Monday, August 4, 2014

The Oregon Coast

The Coast

The coast of Oregon is right up there with the most scenic places we have been in our travels. We followed the coast from the Washington border to the California border, taking lots of photos along the way. It's stunning, whether in the sunlight or in the fog.

The Heceta Lighthouse

Tillamook Area

We spent a few days in Tillamook and did some exploring from there. We visited the Tillamook Cheese Factory which was really touristy so we won't do that again. Long lines for free cheese samples, which we passed on, but Brian did buy some really good ice cream.

Tillamook has an air museum that is unlike any that we have seen before. It's not so much what's in the museum, but the massive building itself which can be seen from miles away. Brian can barely be seen in the photo below, standing next to the plane in the foreground. The doors of Hangar B behind him are 120 feet high and 220 feet wide.

Hangar B, which also houses the museum, was built for class K blimps. I took a photo of a picture that shows the 8 blimps housed in the hangar.

The hangar covers over 7 acres (6 football fields). It's 1,072 feet long, 296 feet wide, and over 15 stories tall. It's pretty amazing.

Hangar B is the largest clear-span WOODEN structure in the world . Anyone interested in building construction will be amazed by the structure of this huge building. A closer look...

More info on the air museum at

We drove the Three Capes Loop road, very scenic with dunes and several beaches along the way.

People were out enjoying the sun and sand, but the water looked a bit cold to us.

There were several kite boarders but no surfers.
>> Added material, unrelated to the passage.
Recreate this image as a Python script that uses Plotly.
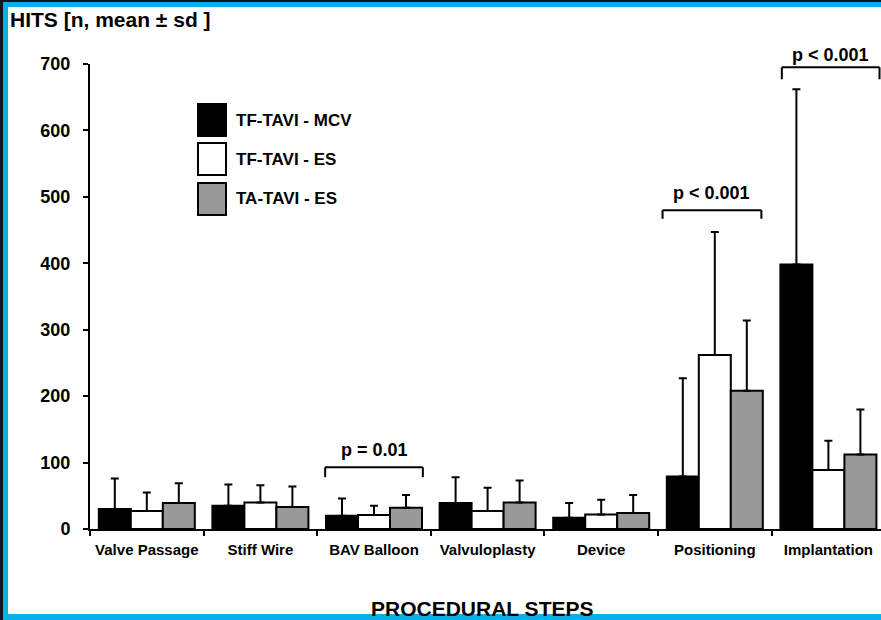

We love watching the kite boarders and if we were a bit younger we might even give it a try - it looks like a lot of fun!

At Cape Meares we hiked out to see the Octopus Tree, estimated to be 200 to 300 years old. The Octopus Tree is a massive Sitka spruce with branches growing like giant tentacles from its 50-foot base. The cause of its shape is a mystery, but one theory is that the tree is one of several "Indian Ceremonial Trees" trained over time, a common practice of the Coast tribes. The branches of the tree were forced downward toward a horizontal position when they were still flexible, finally extending about 16 feet from the base. The branches reached skyward to more than 100 feet, creating the distinctive shape. Very unusual. More at

We took a short but beautiful hike up to Munson Creek Falls which was just down the road from our RV park.

We found an interesting restaurant just north of Tillamook in Bay City called the Pacific Seafood Company. They had probably the biggest and the best oysters we have ever had the pleasure of eating. We also watched them clean, pack and shuck the oysters. The shuckers are paid 2 to 3 cents per oyster, so moving quickly pays off. They were fast and efficient. We learned to shuck many years ago by using an oyster knife to pry the oyster open at the hinge. In this area they pound with the knife to bust the lip of the oyster and then pry from that end - they say they make a cleaner cut that way.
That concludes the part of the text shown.